In truth, I still can't see myself ever abandoning my teams.
Even though I bailed on the 76ers, that was more an indictment on the league combined with the retirement of Dr. J.
So when a Mets fan wants to know if it's ok to kick his team to the curb, I say this; Hang in there.
Last year I didn't go to a single Mets game. In my mind, I felt taking my boys to a game and putting $200+ in the Wilpon's coffers was rewarding their incompetence. I watched the games on TV. I hoped they would win games and got upset when they lost. That's how you can show your frustration. That's how you can say "I'm not enjoying this relationship." It may not be terribly satisfying, but it's better than giving up.
The true test will come if the Mets hold a fire sale like Joel Sherman suggested in today's Post. If next year Beltran, Reyes, Santana, K-Rod, Bay and yes, even David Wright, are all gone, will you stay too? It would probably be the most severe test of a Mets fans loyalty since the Seaver deal.
The other issue is, if not the Mets, then who? Last year I jumped on the Rockies bandwagon in September because I admired their style of play. But it wasn't the same. Plus, I have all this Mets stuff. T-shirts, hats, pullovers, posters, autographed pictures, ties, game worn jerseys, bobbleheads and so much more. I can't just put it all in a box and leave it at the end of my driveway for someone to come along and take away. I've been in this relationship for 38 years. It's been a volatile mix of good and bad. When it's good, wow do I love it. And even when it's bad, it's still kind of fun.

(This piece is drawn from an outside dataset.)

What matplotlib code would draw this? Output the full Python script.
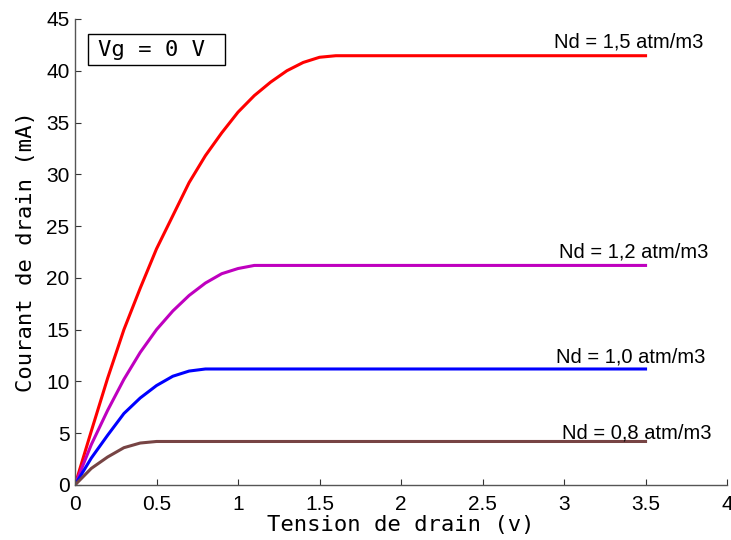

So I'm suggesting you hang in there. I mean, ask Rays fans where they were in 2004 when their owner was more looney toons than Bugs Bunny and their team was a the laughing stock of the league. Or ask Rangers and Giants fans how they were feeling about their clubs 3 or 4 years ago.
Go if you must. It's a personal decision. It's a really tough decision. But if the Mets get off to a good start and Bay and Wright are sockin' those home runs over the wall and Santana's rehab is progressing nicely, don't come tweeting back to me asking for forgiveness.